You do not get to be a member of parliament, particularly in an area the size of mine, without a great group of people helping you. I would like to acknowledge my electoral council, particularly the chairman, Warwick Knight, the treasurer, Max Lell, and secretary Sarah Johnstone. I would also like to particularly acknowledge Peter Bartley. Peter Bartley is a campaign director extraordinaire who has no peer, I do not believe, in organisation. To organise 115 booths across 256,000 square kilometres is no mean task. The other people I would like to acknowledge are my staff. I run two offices-one in Dubbo and one in Moree. I have five full-time staff and two casual staff. They are the real people who do the work for the people of the Parkes electorate.
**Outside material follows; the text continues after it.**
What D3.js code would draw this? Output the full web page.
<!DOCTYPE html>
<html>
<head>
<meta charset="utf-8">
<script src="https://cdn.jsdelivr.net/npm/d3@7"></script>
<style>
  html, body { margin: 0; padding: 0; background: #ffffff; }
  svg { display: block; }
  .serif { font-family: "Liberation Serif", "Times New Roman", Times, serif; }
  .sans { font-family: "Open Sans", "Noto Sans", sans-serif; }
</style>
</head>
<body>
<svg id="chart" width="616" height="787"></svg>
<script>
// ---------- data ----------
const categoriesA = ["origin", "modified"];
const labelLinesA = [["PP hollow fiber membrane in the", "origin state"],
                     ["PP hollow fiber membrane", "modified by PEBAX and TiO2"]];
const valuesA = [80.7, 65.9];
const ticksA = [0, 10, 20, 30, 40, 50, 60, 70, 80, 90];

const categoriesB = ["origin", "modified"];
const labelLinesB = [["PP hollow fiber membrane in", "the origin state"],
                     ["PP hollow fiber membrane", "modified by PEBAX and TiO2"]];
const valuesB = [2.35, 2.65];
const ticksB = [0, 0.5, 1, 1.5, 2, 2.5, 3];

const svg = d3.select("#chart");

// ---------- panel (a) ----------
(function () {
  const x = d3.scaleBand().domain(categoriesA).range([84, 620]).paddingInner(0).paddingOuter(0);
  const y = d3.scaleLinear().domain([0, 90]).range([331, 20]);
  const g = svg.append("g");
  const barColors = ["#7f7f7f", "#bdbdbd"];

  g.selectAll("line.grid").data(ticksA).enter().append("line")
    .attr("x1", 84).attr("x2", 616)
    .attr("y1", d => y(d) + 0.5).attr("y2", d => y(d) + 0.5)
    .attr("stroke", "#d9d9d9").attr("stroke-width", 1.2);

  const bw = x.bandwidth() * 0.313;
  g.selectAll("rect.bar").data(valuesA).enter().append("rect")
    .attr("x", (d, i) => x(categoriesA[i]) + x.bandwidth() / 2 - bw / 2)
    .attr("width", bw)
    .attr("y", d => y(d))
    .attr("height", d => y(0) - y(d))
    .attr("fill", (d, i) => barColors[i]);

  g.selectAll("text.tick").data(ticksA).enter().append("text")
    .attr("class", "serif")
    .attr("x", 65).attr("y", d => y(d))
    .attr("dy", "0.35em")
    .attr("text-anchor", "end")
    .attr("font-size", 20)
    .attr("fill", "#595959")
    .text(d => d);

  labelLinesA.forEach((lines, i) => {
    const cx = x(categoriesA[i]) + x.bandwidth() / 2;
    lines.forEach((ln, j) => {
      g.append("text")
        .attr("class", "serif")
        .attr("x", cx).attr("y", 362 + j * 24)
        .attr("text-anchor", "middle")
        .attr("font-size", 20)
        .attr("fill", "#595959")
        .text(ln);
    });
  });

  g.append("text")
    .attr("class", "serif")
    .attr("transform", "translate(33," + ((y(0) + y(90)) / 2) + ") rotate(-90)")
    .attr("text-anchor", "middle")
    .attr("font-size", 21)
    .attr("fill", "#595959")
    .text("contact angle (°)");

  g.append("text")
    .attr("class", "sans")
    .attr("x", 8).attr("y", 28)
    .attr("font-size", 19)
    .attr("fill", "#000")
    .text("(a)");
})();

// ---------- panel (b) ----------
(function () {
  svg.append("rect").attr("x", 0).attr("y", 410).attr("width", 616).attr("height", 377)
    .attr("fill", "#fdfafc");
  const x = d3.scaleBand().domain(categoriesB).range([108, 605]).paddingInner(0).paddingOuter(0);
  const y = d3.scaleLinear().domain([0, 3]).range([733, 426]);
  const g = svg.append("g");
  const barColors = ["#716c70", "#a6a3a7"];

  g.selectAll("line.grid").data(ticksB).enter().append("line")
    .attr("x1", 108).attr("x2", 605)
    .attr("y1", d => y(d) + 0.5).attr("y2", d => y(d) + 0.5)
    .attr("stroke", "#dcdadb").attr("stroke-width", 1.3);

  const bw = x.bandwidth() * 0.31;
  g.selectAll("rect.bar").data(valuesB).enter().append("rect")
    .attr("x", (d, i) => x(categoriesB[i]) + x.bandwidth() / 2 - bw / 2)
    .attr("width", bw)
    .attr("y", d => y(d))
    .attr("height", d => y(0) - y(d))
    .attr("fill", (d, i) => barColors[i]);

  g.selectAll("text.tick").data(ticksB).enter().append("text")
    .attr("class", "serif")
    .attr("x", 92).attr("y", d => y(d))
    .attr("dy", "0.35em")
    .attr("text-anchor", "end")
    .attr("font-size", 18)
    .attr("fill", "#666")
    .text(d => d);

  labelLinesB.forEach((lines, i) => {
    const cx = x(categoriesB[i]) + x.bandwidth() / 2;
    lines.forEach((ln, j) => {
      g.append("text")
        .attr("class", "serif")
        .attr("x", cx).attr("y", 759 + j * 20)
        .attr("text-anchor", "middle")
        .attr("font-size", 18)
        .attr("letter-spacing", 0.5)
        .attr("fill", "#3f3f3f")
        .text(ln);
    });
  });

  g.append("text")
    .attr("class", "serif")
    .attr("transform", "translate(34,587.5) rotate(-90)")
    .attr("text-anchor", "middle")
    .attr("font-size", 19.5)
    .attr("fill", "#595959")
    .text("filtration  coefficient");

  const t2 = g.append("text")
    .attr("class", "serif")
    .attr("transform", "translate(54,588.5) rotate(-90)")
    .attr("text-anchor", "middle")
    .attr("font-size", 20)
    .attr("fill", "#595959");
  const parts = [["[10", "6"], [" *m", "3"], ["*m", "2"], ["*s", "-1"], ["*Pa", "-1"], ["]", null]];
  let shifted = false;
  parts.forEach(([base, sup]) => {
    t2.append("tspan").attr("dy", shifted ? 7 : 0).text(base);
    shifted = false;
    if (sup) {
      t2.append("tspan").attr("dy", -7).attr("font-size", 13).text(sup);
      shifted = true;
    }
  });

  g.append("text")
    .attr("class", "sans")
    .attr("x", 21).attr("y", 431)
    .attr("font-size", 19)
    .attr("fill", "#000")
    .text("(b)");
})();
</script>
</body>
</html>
A lot of the support that I managed to gain-indeed, with a much improved margin-was due to the good work of my staff in an unbiased and professional manner. I would like to thank them for the hard work that they do, working in two offices. Trying to run them as one office is not without its difficulties, and I would like to acknowledge the good work that they do.
The other people I would like to acknowledge are my family, particularly my wife Robyn who is a political campaigner extraordinaire. She will not rest if there is a door to knock on. Indeed, her reputation across the Parkes electorate somewhat supersedes mine. I believe if I went under a bus Robyn would get the job as the member for Parkes with no problem at all. She has given up her career. She is a full-time volunteer for the people of the Parkes electorate. She works for no pay and she travels with me wherever we are, whether we are in Canberra or in the electorate. She makes sure that the issues that I say I am going to follow up get followed up. I could not do the job without her support.
In conclusion, it is a great privilege to be a member of parliament. It is a great privilege to be the member for Parkes. I would not swap my electorate for any other. I look forward to representing my constituents and not only dealing with the issues but also driving an agenda that is going to recognise the great contribution that the people of Parkes have made and can continue to make to the welfare of this country.